GIVEN REQUEST »
Write out the whole listing word for word.

DATA SHOWN »
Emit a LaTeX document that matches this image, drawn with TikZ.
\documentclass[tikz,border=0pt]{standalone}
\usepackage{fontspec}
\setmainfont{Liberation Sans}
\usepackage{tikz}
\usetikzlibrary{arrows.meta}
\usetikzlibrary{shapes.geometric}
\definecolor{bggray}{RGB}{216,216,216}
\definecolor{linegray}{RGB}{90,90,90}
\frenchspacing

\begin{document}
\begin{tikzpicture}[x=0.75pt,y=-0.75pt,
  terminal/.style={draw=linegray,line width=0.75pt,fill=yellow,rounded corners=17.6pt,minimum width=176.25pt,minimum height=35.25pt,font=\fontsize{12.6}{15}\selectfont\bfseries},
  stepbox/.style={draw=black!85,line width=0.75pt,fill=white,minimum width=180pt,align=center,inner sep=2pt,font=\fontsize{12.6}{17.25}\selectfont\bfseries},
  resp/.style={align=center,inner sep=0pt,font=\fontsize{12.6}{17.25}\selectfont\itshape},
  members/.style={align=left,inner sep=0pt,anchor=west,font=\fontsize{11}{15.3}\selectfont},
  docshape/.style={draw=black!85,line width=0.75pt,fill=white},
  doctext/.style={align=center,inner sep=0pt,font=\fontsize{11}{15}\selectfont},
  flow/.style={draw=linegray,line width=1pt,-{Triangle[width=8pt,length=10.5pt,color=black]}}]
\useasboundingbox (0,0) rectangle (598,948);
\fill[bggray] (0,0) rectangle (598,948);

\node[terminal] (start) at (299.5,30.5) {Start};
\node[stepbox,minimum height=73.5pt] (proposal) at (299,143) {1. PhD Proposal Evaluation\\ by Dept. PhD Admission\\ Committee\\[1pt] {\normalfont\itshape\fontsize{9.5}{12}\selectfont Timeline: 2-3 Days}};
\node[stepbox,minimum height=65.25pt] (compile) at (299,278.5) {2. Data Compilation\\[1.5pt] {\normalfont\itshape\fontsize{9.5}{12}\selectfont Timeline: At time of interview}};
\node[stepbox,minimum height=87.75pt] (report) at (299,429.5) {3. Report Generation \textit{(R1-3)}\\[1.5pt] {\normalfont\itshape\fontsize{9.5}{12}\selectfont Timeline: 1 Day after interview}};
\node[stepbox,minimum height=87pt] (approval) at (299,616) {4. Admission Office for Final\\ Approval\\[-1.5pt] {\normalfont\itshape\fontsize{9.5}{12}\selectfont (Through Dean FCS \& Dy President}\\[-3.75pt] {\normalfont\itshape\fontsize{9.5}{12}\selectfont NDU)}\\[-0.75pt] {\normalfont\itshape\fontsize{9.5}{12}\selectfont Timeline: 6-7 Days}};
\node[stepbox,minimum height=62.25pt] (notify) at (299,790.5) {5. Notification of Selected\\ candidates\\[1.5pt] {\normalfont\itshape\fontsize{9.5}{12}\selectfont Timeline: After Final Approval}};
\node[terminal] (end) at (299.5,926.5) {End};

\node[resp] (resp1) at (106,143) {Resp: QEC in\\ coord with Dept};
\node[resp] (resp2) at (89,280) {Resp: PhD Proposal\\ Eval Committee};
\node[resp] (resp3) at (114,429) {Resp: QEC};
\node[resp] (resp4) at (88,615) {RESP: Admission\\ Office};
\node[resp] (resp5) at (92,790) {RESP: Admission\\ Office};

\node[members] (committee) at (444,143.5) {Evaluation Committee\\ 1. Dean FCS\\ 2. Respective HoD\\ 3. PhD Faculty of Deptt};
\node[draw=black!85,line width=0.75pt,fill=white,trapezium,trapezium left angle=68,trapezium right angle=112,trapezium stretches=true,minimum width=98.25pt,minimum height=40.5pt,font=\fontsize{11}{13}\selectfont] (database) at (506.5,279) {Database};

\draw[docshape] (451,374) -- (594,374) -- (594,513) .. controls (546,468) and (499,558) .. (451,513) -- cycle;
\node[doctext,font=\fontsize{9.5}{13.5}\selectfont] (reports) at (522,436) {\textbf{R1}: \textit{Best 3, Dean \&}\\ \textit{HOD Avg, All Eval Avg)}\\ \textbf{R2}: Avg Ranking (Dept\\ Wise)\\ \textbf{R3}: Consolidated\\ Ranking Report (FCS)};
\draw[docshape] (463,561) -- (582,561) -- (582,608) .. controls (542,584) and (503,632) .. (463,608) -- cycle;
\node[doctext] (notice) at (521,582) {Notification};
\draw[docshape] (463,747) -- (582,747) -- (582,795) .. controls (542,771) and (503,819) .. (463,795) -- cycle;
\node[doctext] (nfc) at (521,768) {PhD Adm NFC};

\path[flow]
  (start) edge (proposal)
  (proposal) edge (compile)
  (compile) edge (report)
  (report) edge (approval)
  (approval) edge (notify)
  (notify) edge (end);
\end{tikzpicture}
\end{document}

EXERCISE ANSWER »
Emit a LaTeX document that matches this image, drawn with TikZ.
\documentclass[tikz,border=0pt]{standalone}
\usepackage{fontspec}
\setmainfont{Liberation Sans}
\usepackage{tikz}
\usetikzlibrary{arrows.meta}
\usetikzlibrary{shapes.geometric}
\definecolor{bggray}{RGB}{216,216,216}
\definecolor{linegray}{RGB}{90,90,90}
\frenchspacing

\begin{document}
\begin{tikzpicture}[x=0.75pt,y=-0.75pt,
  terminal/.style={draw=linegray,line width=0.75pt,fill=yellow,rounded corners=17.6pt,minimum width=176.25pt,minimum height=35.25pt,font=\fontsize{12.6}{15}\selectfont\bfseries},
  stepbox/.style={draw=black!85,line width=0.75pt,fill=white,minimum width=180pt,align=center,inner sep=2pt,font=\fontsize{12.6}{17.25}\selectfont\bfseries},
  resp/.style={align=center,inner sep=0pt,font=\fontsize{12.6}{17.25}\selectfont\itshape},
  members/.style={align=left,inner sep=0pt,anchor=west,font=\fontsize{11}{15.3}\selectfont},
  docshape/.style={draw=black!85,line width=0.75pt,fill=white},
  doctext/.style={align=center,inner sep=0pt,font=\fontsize{11}{15}\selectfont},
  flow/.style={draw=linegray,line width=1pt,-{Triangle[width=8pt,length=10.5pt,color=black]}}]
\useasboundingbox (0,0) rectangle (598,948);
\fill[bggray] (0,0) rectangle (598,948);

\node[terminal] (start) at (299.5,30.5) {Start};
\node[stepbox,minimum height=73.5pt] (proposal) at (299,143) {1. PhD Proposal Evaluation\\ by Dept. PhD Admission\\ Committee\\[1pt] {\normalfont\itshape\fontsize{9.5}{12}\selectfont Timeline: 2-3 Days}};
\node[stepbox,minimum height=65.25pt] (compile) at (299,278.5) {2. Data Compilation\\[1.5pt] {\normalfont\itshape\fontsize{9.5}{12}\selectfont Timeline: At time of interview}};
\node[stepbox,minimum height=87.75pt] (report) at (299,429.5) {3. Report Generation \textit{(R1-3)}\\[1.5pt] {\normalfont\itshape\fontsize{9.5}{12}\selectfont Timeline: 1 Day after interview}};
\node[stepbox,minimum height=87pt] (approval) at (299,616) {4. Admission Office for Final\\ Approval\\[-1.5pt] {\normalfont\itshape\fontsize{9.5}{12}\selectfont (Through Dean FCS \& Dy President}\\[-3.75pt] {\normalfont\itshape\fontsize{9.5}{12}\selectfont NDU)}\\[-0.75pt] {\normalfont\itshape\fontsize{9.5}{12}\selectfont Timeline: 6-7 Days}};
\node[stepbox,minimum height=62.25pt] (notify) at (299,790.5) {5. Notification of Selected\\ candidates\\[1.5pt] {\normalfont\itshape\fontsize{9.5}{12}\selectfont Timeline: After Final Approval}};
\node[terminal] (end) at (299.5,926.5) {End};

\node[resp] (resp1) at (106,143) {Resp: QEC in\\ coord with Dept};
\node[resp] (resp2) at (89,280) {Resp: PhD Proposal\\ Eval Committee};
\node[resp] (resp3) at (114,429) {Resp: QEC};
\node[resp] (resp4) at (88,615) {RESP: Admission\\ Office};
\node[resp] (resp5) at (92,790) {RESP: Admission\\ Office};

\node[members] (committee) at (444,143.5) {Evaluation Committee\\ 1. Dean FCS\\ 2. Respective HoD\\ 3. PhD Faculty of Deptt};
\node[draw=black!85,line width=0.75pt,fill=white,trapezium,trapezium left angle=68,trapezium right angle=112,trapezium stretches=true,minimum width=98.25pt,minimum height=40.5pt,font=\fontsize{11}{13}\selectfont] (database) at (506.5,279) {Database};

\draw[docshape] (451,374) -- (594,374) -- (594,513) .. controls (546,468) and (499,558) .. (451,513) -- cycle;
\node[doctext,font=\fontsize{9.5}{13.5}\selectfont] (reports) at (522,436) {\textbf{R1}: \textit{Best 3, Dean \&}\\ \textit{HOD Avg, All Eval Avg)}\\ \textbf{R2}: Avg Ranking (Dept\\ Wise)\\ \textbf{R3}: Consolidated\\ Ranking Report (FCS)};
\draw[docshape] (463,561) -- (582,561) -- (582,608) .. controls (542,584) and (503,632) .. (463,608) -- cycle;
\node[doctext] (notice) at (521,582) {Notification};
\draw[docshape] (463,747) -- (582,747) -- (582,795) .. controls (542,771) and (503,819) .. (463,795) -- cycle;
\node[doctext] (nfc) at (521,768) {PhD Adm NFC};

\path[flow]
  (start) edge (proposal)
  (proposal) edge (compile)
  (compile) edge (report)
  (report) edge (approval)
  (approval) edge (notify)
  (notify) edge (end);
\end{tikzpicture}
\end{document}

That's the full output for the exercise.